Munster had 39 passing sequences of a pass going beyond the first receiver against Leinster. That meant that 31% of our passes (184 in total) ended up going outside the first carrier. Leinster, on the other hand, had 36 passing sequences, which made up 37% of their total passes (159). They were more expansive with less passes and got the reward. Leinster’s pass rate beyond first receiver went up right before the decisive Sean Cronin try. We, in the minutes before that, went into our shells a small bit and stopped playing. Leinster weren’t throwing around wild passes but they were moving the ball more effectively.
It’s not just about throwing extra passes for the sake of it, that isn’t what I’m saying. Our most effective attacking sequence against Leinster came after this series of pick and goes, for example, and earned a penalty under the posts;
But we have to vary how we structure our attacking sets. Yes, we have good ball carriers – enough to beat most opposition – but when it comes to teams like Leinster and Saracens we can’t play into their hands as we did in these two games. We made things harder than they needed to be, in my opinion.

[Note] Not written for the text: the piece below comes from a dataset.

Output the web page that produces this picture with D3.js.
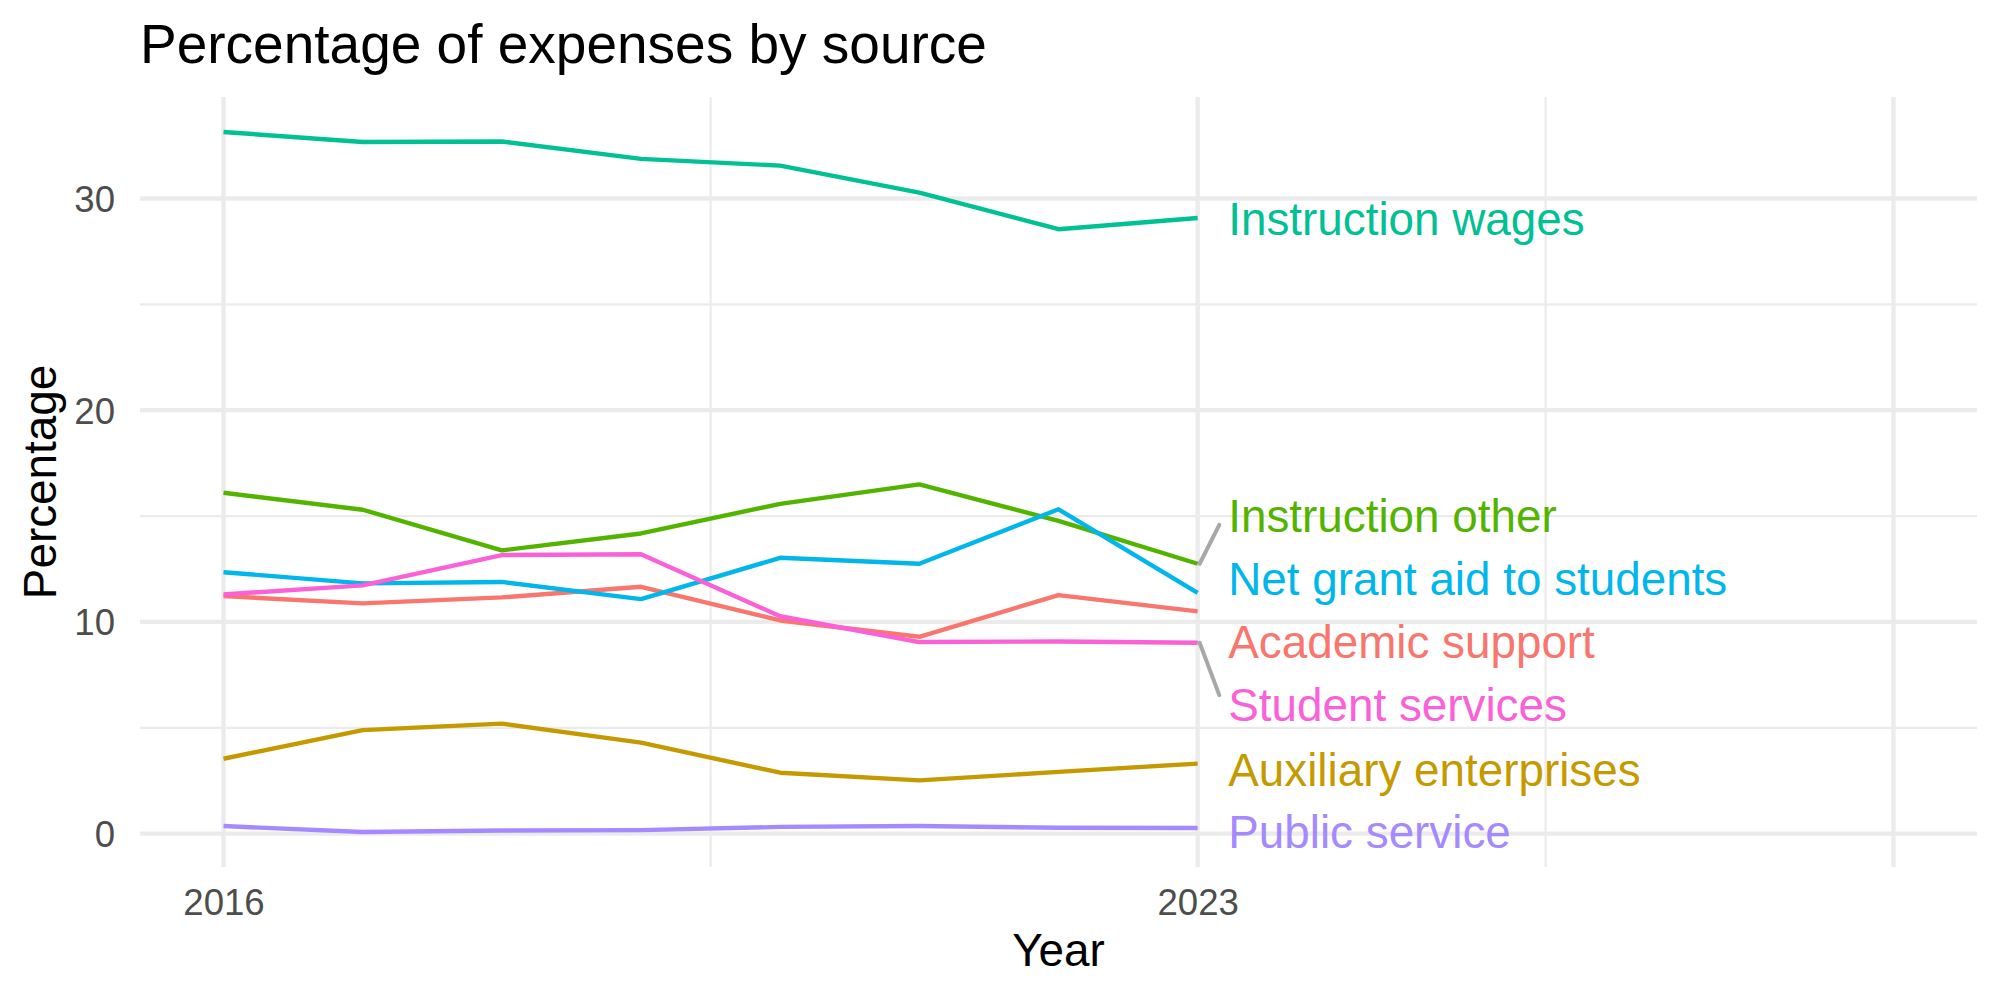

Now, the quality of our passing is another thing entirely, and I think it’s the biggest work on that we can do this preseason but we need to have the confidence to play. If Larkham is to earn his money, we have to get our passes beyond first receiver going up or we need to get a bigger pack to dominate those one-out collisions more. I don’t see us signing the big beef we need for the pack so we have to play smarter, more expansive rugby. Playing wider isn’t a luxury in 2019. We have an athletic, mobile pack, small, agile wingers, a good mix in midfield and potentially a very good half-back pairing; that isn’t a recipe for banging around the corner.
The smart play is, for me, putting more hands on the ball and playing with more structure and width. If Larkham get prevent us from going into our shells in big moments and backing our skillset and structure, we’ll be worlds better for it.